9/10
Engaging and ambitious
11 August 2009
Warning: Spoilers
The Age of Stupid is an unashamedly polemic film. If you are looking for a documentary that disinterestedly unpicks the various scientific, social, economic and political debates surrounding climate change then you face disappointment. What the film does provide the audience is an ambitious venture into back casting. The film does not peer into the future but rather paints a bleak picture of a planet devastated by climate change by 2055 and then looks back through the eyes of the archivist (Pete Postlethwaite) in an effort to understand how our species had driven itself to near extinction.

The film uses a narrative device similar to Soderbergh's Traffic. Half a dozen separate stories draw out related themes of consumption, resource depletion and war and environmental degradation. The technique provides an engaging human perspective on both the causes and impacts of anthropogenic climate change. These stories are interspersed with several beautifully crafted animations that drive home the films central point, that ever expanding economic growth on a planet of finite resources is unsustainable.

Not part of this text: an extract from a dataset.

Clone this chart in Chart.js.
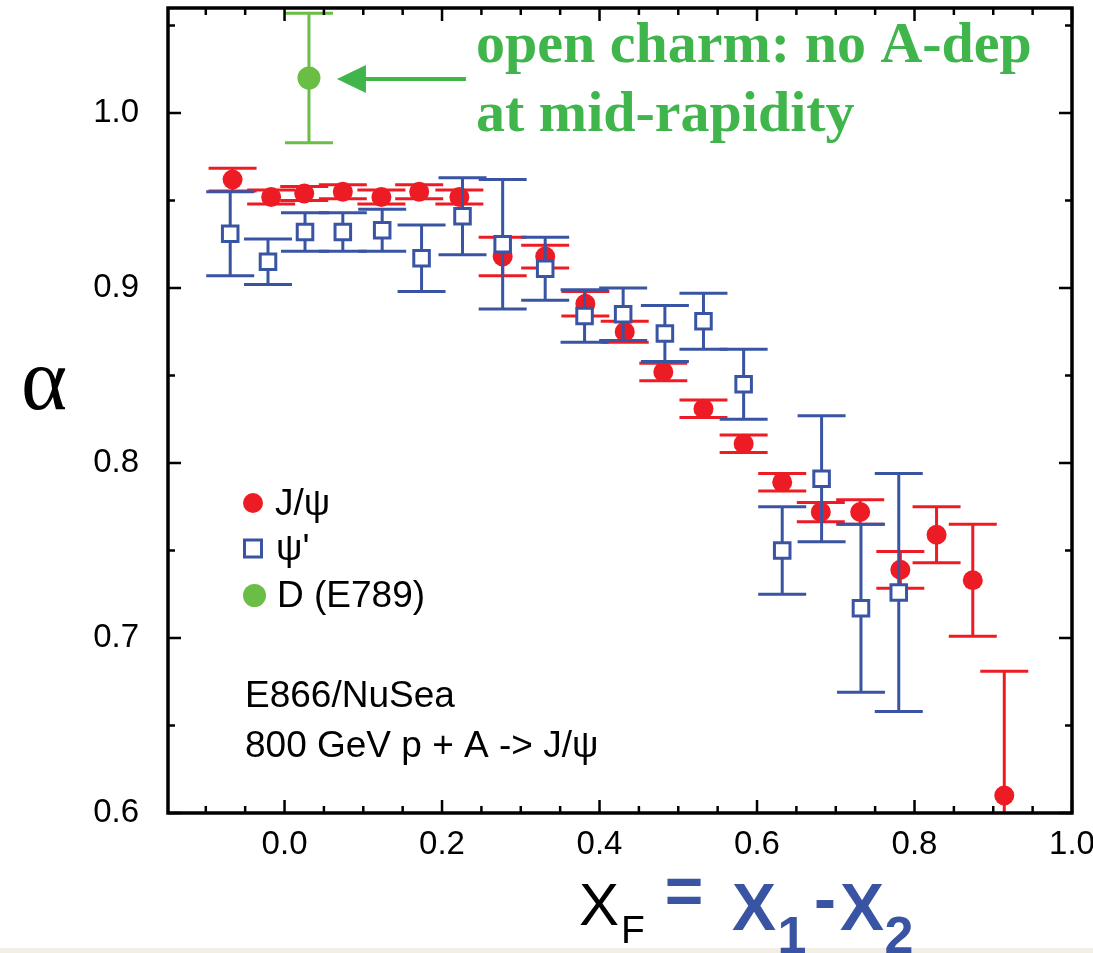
<!DOCTYPE html>
<html>
<head>
<meta charset="utf-8">
<title>alpha vs xF</title>
<script src="https://cdn.jsdelivr.net/npm/chart.js@4.4.1/dist/chart.umd.min.js"></script>
<style>
  html, body { margin: 0; padding: 0; background: #fff; }
  #wrap { width: 1093px; height: 953px; position: relative; }
</style>
</head>
<body>
<div id="wrap"><canvas id="chart"></canvas></div>
<script>
// J/psi (red filled circles)
const jpsiX = [-0.066, -0.017, 0.025, 0.074, 0.123, 0.171, 0.222, 0.277, 0.331, 0.382, 0.432,
  0.481, 0.532, 0.583, 0.632, 0.681, 0.731, 0.782, 0.828, 0.874, 0.914];
const jpsiY = [0.962, 0.952, 0.954, 0.955, 0.952, 0.955, 0.952, 0.918, 0.918, 0.891, 0.875,
  0.852, 0.831, 0.811, 0.789, 0.772, 0.772, 0.739, 0.759, 0.733, 0.610];
const jpsiErr = [0.0065, 0.004, 0.004, 0.004, 0.004, 0.004, 0.004, 0.011, 0.0065, 0.007, 0.006,
  0.005, 0.005, 0.005, 0.005, 0.0055, 0.007, 0.0105, 0.016, 0.032, 0.071];

// psi' (blue open squares)
const psiX = [-0.069, -0.021, 0.026, 0.074, 0.124, 0.174, 0.226, 0.277, 0.331, 0.381, 0.430,
  0.483, 0.532, 0.583, 0.632, 0.682, 0.732, 0.780];
const psiY = [0.931, 0.915, 0.932, 0.932, 0.933, 0.917, 0.941, 0.925, 0.911, 0.884, 0.885,
  0.874, 0.881, 0.845, 0.750, 0.791, 0.717, 0.726];
const psiErr = [0.024, 0.013, 0.011, 0.011, 0.012, 0.019, 0.022, 0.037, 0.018, 0.015, 0.015,
  0.016, 0.016, 0.020, 0.025, 0.036, 0.048, 0.068];

// D mesons, E789 (green)
const dX = [0.031];
const dY = [1.020];
const dErr = [0.037];

const X_TICKS = [0.0, 0.2, 0.4, 0.6, 0.8, 1.0];
const Y_TICKS = [0.6, 0.7, 0.8, 0.9, 1.0];

const RED = "#ed1c24";
const BLUE = "#3a54a4";
const GREEN_PT = "#6abd45";
const GREEN_TXT = "#3fb54b";
const SANS = '"Liberation Sans", Arial, sans-serif';
const SERIF = '"Liberation Serif", "Times New Roman", serif';
const CAP = 24;

function pts(xs, ys) {
  return xs.map((x, i) => ({ x, y: ys[i] }));
}

const background = {
  id: "background",
  beforeDraw(chart) {
    const { ctx, width, height } = chart;
    ctx.save();
    ctx.fillStyle = "#fff";
    ctx.fillRect(0, 0, width, height);
    ctx.fillStyle = "#f3eee5";
    ctx.fillRect(0, height - 5, width, 5);
    ctx.restore();
  }
};

// vertical error bars with caps, drawn just before each dataset's markers
const errorBars = {
  id: "errorBars",
  beforeDatasetDraw(chart, args) {
    const ds = chart.data.datasets[args.index];
    if (!ds.errors) return;
    const { ctx, chartArea: a, scales: { x, y } } = chart;
    ctx.save();
    ctx.beginPath();
    ctx.rect(a.left, a.top, a.width, a.height);
    ctx.clip();
    ctx.strokeStyle = ds.barColor;
    ctx.lineWidth = 3;
    ds.data.forEach((p, i) => {
      const e = ds.errors[i];
      const px = x.getPixelForValue(p.x);
      const top = y.getPixelForValue(p.y + e);
      const bot = y.getPixelForValue(p.y - e);
      ctx.beginPath();
      ctx.moveTo(px, top); ctx.lineTo(px, bot);
      ctx.moveTo(px - CAP, top); ctx.lineTo(px + CAP, top);
      ctx.moveTo(px - CAP, bot); ctx.lineTo(px + CAP, bot);
      ctx.stroke();
    });
    ctx.restore();
  }
};

// boxed frame with inward major/minor ticks on all four sides
const frame = {
  id: "frame",
  afterDraw(chart) {
    const { ctx, chartArea: a, scales: { x, y } } = chart;
    ctx.save();
    ctx.strokeStyle = "#000";
    ctx.lineWidth = 2.5;
    ctx.beginPath();
    for (let k = -3; k <= 20; k++) {
      const v = k * 0.05;
      if (v < x.min - 1e-9 || v > x.max + 1e-9) continue;
      const len = k % 4 === 0 ? 13 : 7;
      const px = x.getPixelForValue(v);
      ctx.moveTo(px, a.bottom); ctx.lineTo(px, a.bottom - len);
      ctx.moveTo(px, a.top); ctx.lineTo(px, a.top + len);
    }
    for (let k = 12; k <= 21; k++) {
      const v = k * 0.05;
      if (v < y.min - 1e-9 || v > y.max + 1e-9) continue;
      const len = k % 2 === 0 ? 13 : 7;
      const py = y.getPixelForValue(v);
      ctx.moveTo(a.left, py); ctx.lineTo(a.left + len, py);
      ctx.moveTo(a.right, py); ctx.lineTo(a.right - len, py);
    }
    ctx.stroke();
    ctx.lineWidth = 3.5;
    ctx.strokeRect(a.left, a.top, a.right - a.left, a.bottom - a.top);
    ctx.restore();
  }
};

const annotations = {
  id: "annotations",
  afterDraw(chart) {
    const { ctx, scales: { x, y } } = chart;
    ctx.save();

    // green note + arrow pointing to the D point
    const tipX = x.getPixelForValue(dX[0]) + 28;
    const tipY = y.getPixelForValue(dY[0]) + 1;
    ctx.fillStyle = GREEN_TXT;
    ctx.strokeStyle = GREEN_TXT;
    ctx.lineWidth = 4;
    ctx.beginPath();
    ctx.moveTo(tipX + 25, tipY);
    ctx.lineTo(tipX + 129, tipY);
    ctx.stroke();
    ctx.beginPath();
    ctx.moveTo(tipX, tipY);
    ctx.lineTo(tipX + 29, tipY - 14);
    ctx.lineTo(tipX + 29, tipY + 14);
    ctx.closePath();
    ctx.fill();
    ctx.font = "bold 58px " + SERIF;
    ctx.textAlign = "left";
    ctx.textBaseline = "alphabetic";
    ctx.fillText("open charm: no A-dep", 476, 62);
    ctx.fillText("at mid-rapidity", 476, 131);

    // legend
    ctx.fillStyle = RED;
    ctx.beginPath(); ctx.arc(253, 503, 10, 0, Math.PI * 2); ctx.fill();
    ctx.strokeStyle = BLUE;
    ctx.lineWidth = 3;
    ctx.fillStyle = "#fff";
    ctx.fillRect(244.5, 540, 17, 17);
    ctx.strokeRect(244.5, 540, 17, 17);
    ctx.fillStyle = GREEN_PT;
    ctx.beginPath(); ctx.arc(254.5, 595.5, 11.5, 0, Math.PI * 2); ctx.fill();

    ctx.fillStyle = "#000";
    ctx.font = "37px " + SANS;
    ctx.fillText("J/\u03c8", 275, 515);
    ctx.fillText("\u03c8'", 276, 560);
    ctx.fillText("D (E789)", 277, 607);
    ctx.fillText("E866/NuSea", 245, 707);
    ctx.fillText("800 GeV p + A -> J/\u03c8", 245, 757);

    // y title
    ctx.textAlign = "center";
    ctx.font = "88px " + SERIF;
    ctx.fillText("\u03b1", 44, 409);

    // x title: X_F = x_1 - x_2
    ctx.font = "60px " + SANS;
    ctx.fillText("X", 599, 925);
    ctx.font = "39px " + SANS;
    ctx.fillText("F", 633, 943);
    ctx.fillStyle = BLUE;
    ctx.font = "bold 66px " + SANS;
    ctx.textBaseline = "middle";
    ctx.fillText("=", 684, 896);
    ctx.fillText("-", 825, 903);
    ctx.textBaseline = "alphabetic";
    ctx.fillText("X", 754, 930);
    ctx.fillText("X", 862, 930);
    ctx.font = "bold 52px " + SANS;
    ctx.fillText("1", 792, 953);
    ctx.fillText("2", 899, 953);
    ctx.restore();
  }
};

new Chart(document.getElementById("chart"), {
  type: "scatter",
  data: {
    datasets: [
      {
        label: "\u03c8'",
        data: pts(psiX, psiY),
        errors: psiErr,
        barColor: BLUE,
        pointStyle: "rect",
        pointRadius: 11,
        borderColor: BLUE,
        backgroundColor: "#fff",
        borderWidth: 3,
        order: 0,
        clip: false
      },
      {
        label: "J/\u03c8",
        data: pts(jpsiX, jpsiY),
        errors: jpsiErr,
        barColor: RED,
        pointStyle: "circle",
        pointRadius: 10,
        borderColor: RED,
        backgroundColor: RED,
        borderWidth: 0,
        order: 1,
        clip: false
      },
      {
        label: "D (E789)",
        data: pts(dX, dY),
        errors: dErr,
        barColor: GREEN_PT,
        pointStyle: "circle",
        pointRadius: 11.5,
        borderColor: GREEN_PT,
        backgroundColor: GREEN_PT,
        borderWidth: 0,
        order: 2,
        clip: false
      }
    ]
  },
  options: {
    responsive: true,
    maintainAspectRatio: false,
    animation: false,
    events: [],
    layout: { autoPadding: false, padding: { top: 8, right: 21, bottom: 0, left: 0 } },
    plugins: { legend: { display: false }, tooltip: { enabled: false } },
    scales: {
      x: {
        type: "linear",
        min: -0.148,
        max: 1.0,
        grid: { display: false, drawTicks: false },
        border: { display: false },
        ticks: {
          color: "#000",
          font: { family: SANS, size: 33 },
          padding: 12,
          maxRotation: 0,
          autoSkip: false,
          callback: (v) => Number(v).toFixed(1)
        },
        afterBuildTicks: (s) => { s.ticks = X_TICKS.map((v) => ({ value: v })); },
        afterFit: (s) => { s.height = 140; s.paddingLeft = 0; s.paddingRight = 0; }
      },
      y: {
        type: "linear",
        min: 0.6,
        max: 1.06,
        grid: { display: false, drawTicks: false },
        border: { display: false },
        ticks: {
          color: "#000",
          font: { family: SANS, size: 33 },
          padding: 29,
          autoSkip: false,
          callback: (v) => Number(v).toFixed(1)
        },
        afterBuildTicks: (s) => { s.ticks = Y_TICKS.map((v) => ({ value: v })); },
        afterFit: (s) => { s.width = 168; s.paddingTop = 0; s.paddingBottom = 0; }
      }
    }
  },
  plugins: [background, errorBars, frame, annotations]
});
</script>
</body>
</html>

Taken as a whole The Age of Stupid is a thought provoking and compelling look at what could happen without a sustained effort by governments and people in developed countries to challenge our current strategies for energy capture. While there are times when the film perhaps loses focus on its central message this would seem to be a consequence of its makers desire to convey such a weight and range of ideas and information. Possibly controversial and certainly ambitious but well worth watching.